Supporting the Arts in Western Massachusetts and Beyond

April 26, 2023

REVIEW: Valley Classical Concerts, "Sergei Babayan"

Smith College, Northampton, MA 
April 23, 2023 
by Michael J. Moran 

Sergei Babayan
Billed as featuring “music of Sergei Rachmaninoff, in honor of the 150th anniversary of his birth,” this sensational concert by Armenian-born, New York-based pianist Sergei Babayan also included music by other composers whom Rachmaninoff favored in his own career as a pianist. 

Opening with the monumental 1893 transcription for piano by Ferruccio Busoni of the Chaconne (a Spanish Baroque dance rhythm) from Johann Sebastian Bach’s 1720 second partita for violin, Babayan spared himself no challenge. His technical and interpretive command yielded spectacular results, shifting seamlessly from delicate lyricism to thunderous climaxes, and capturing both Bach’s classical balance and Busoni’s passionate romanticism. 

Next came Franz Liszt’s virtuosic transcriptions for solo piano of three songs by Franz Schubert for voice and piano: a poignant, rocking “The Miller and the Brook,” from the song cycle “The Miller’s Beautiful Daughter” (1823/1846); a restless, haunting “Gretchen at the Spinning Wheel” (1814/1838), inspired by Goethe’s “Faust;” and a gently flowing “To Sing on the Water” (1823/1837), reflecting on the passage of time. 

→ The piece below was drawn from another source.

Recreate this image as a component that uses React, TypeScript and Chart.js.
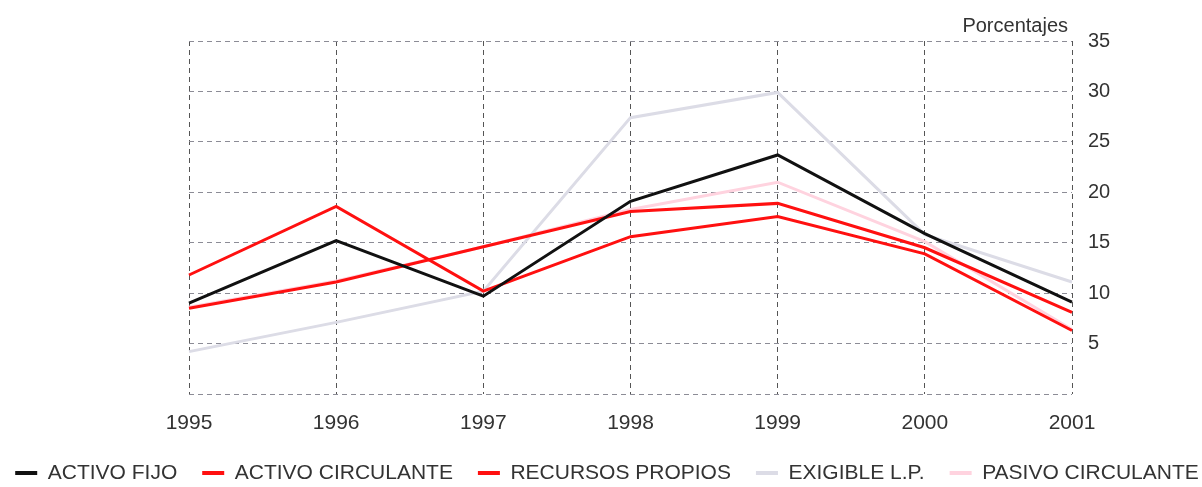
import React, { useEffect, useRef } from 'react';
import { Chart, registerables } from 'chart.js';

Chart.register(...registerables);

const years = ['1995', '1996', '1997', '1998', '1999', '2000', '2001'];
const activoFijo = [9.0, 15.2, 9.7, 19.1, 23.7, 15.9, 9.1];
const activoCirculante = [11.8, 18.6, 10.2, 15.6, 17.6, 13.9, 6.3];
const recursosPropios = [8.5, 11.1, 14.6, 18.1, 18.9, 14.5, 8.1];
const exigibleLP = [4.2, 7.1, 10.2, 27.4, 29.9, 15.8, 11.1];
const pasivoCirculante = [8.6, 11.2, 14.6, 18.3, 21.0, 15.1, 6.4];
const seriesNames = ['ACTIVO FIJO', 'ACTIVO CIRCULANTE', 'RECURSOS PROPIOS', 'EXIGIBLE L.P.', 'PASIVO CIRCULANTE'];
const seriesColors = ['#111111', '#ff1010', '#ff1010', '#dcdce6', '#ffd3df'];
const unitLabel = 'Porcentajes';

const FONT = "'Liberation Sans', Arial, sans-serif";

export default function App() {
  const ref = useRef<HTMLCanvasElement | null>(null);

  useEffect(() => {
    document.body.style.margin = '0';
    const canvas = ref.current;
    if (!canvas) return;
    const seriesData = [activoFijo, activoCirculante, recursosPropios, exigibleLP, pasivoCirculante];

    const titlePlugin = {
      id: 'unitLabel',
      afterDraw(chart: any) {
        const ctx = chart.ctx;
        ctx.save();
        ctx.font = `20px ${FONT}`;
        ctx.fillStyle = '#333333';
        ctx.textAlign = 'right';
        ctx.textBaseline = 'alphabetic';
        ctx.fillText(unitLabel, chart.chartArea.right - 4, 32);
        ctx.restore();
      },
    };

    const chart = new Chart(canvas, {
      type: 'line',
      data: {
        labels: years,
        datasets: seriesNames.map((name, i) => ({
          label: name,
          data: seriesData[i],
          borderColor: seriesColors[i],
          backgroundColor: seriesColors[i],
          borderWidth: 3,
          pointRadius: 0,
          tension: 0,
          fill: false,
          yAxisID: 'y',
        })),
      },
      options: {
        responsive: false,
        animation: false,
        layout: { padding: { left: -24, top: 41, right: -36, bottom: -6.5 } },
        plugins: {
          tooltip: { enabled: false },
          legend: {
            position: 'bottom',
            labels: {
              font: { family: FONT, size: 21 },
              color: '#333333',
              boxWidth: 22,
              boxHeight: 4,
              padding: 25,
              generateLabels: (chart: any) =>
                chart.data.datasets.map((ds: any, i: number) => ({
                  text: ds.label,
                  fillStyle: ds.borderColor,
                  strokeStyle: ds.borderColor,
                  lineWidth: 0,
                  hidden: false,
                  datasetIndex: i,
                  fontColor: '#333333',
                })),
            },
          },
        },
        scales: {
          x: {
            type: 'category',
            offset: false,
            grid: { color: '#555555', drawTicks: false, lineWidth: 1 },
            border: { display: false, dash: [5, 4] },
            ticks: { font: { family: FONT, size: 21 }, color: '#333333', padding: 17, maxRotation: 0, autoSkip: false },
            afterFit: (scale: any) => { scale.height = 43.5; },
          },
          y: {
            position: 'right',
            min: 0,
            max: 35,
            grid: { color: '#8c8c96', drawTicks: false, lineWidth: 1 },
            border: { display: false, dash: [5, 4] },
            ticks: {
              stepSize: 5,
              font: { family: FONT, size: 20 },
              color: '#333333',
              padding: 16,
              callback: (v: any) => (v === 0 ? '' : String(v)),
            },
            afterFit: (scale: any) => { scale.width = 166; },
          },
          spacer: {
            type: 'linear',
            position: 'left',
            display: true,
            grid: { display: false, drawTicks: false },
            border: { display: false },
            ticks: { display: false },
            afterFit: (scale: any) => { scale.width = 213; },
          },
        },
      },
      plugins: [titlePlugin],
    });
    return () => chart.destroy();
  }, []);

  return (
    <div style={{ width: 1202, height: 487, background: '#ffffff' }}>
      <canvas ref={ref} width={1202} height={487} />
    </div>
  );
}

The heart of Babayan’s program was a four-piece set of Rachmaninoff’s most difficult pieces - two 1917 “Etudes Tableaux” (“Study Pictures”): a stormy Op. 39/5, and a tumultuous Op. 39/1; and two 1896 “Moments Musicaux” (“Musical Moments”): a shimmering Op. 16/2, and a jubilant Op. 16/6. All four express an almost continuous state of agitation, the first three (in minor keys), like anguished outcries, but the last (in C Major), like a burst of joy. Babayan played their torrents of notes with staggering power and clarity. 

A dramatic version of Liszt’s 1853 second Ballade alternated luminous calm with majestic rapture. And a protean reading of Robert Schumann’s kaleidoscopic 1838 “Kreisleriana,” an eight-part portrait of a manic-depressive fictional musician, closed the program. But time stood still when Babayan answered a standing ovation with as quiet an encore as his program had been bravura – a ravishing account of the sublime aria that launches Bach’s “Goldberg Variations.” It reflected the no-nonsense modesty and stamina of a pianist who played most of the concert without pause and seemed to channel Rachmaninoff himself.    

The 2022-2023 Valley Classical Concerts season will close with the Balourdet Quartet at the Bombyx Center in Northampton on May 21, 2023.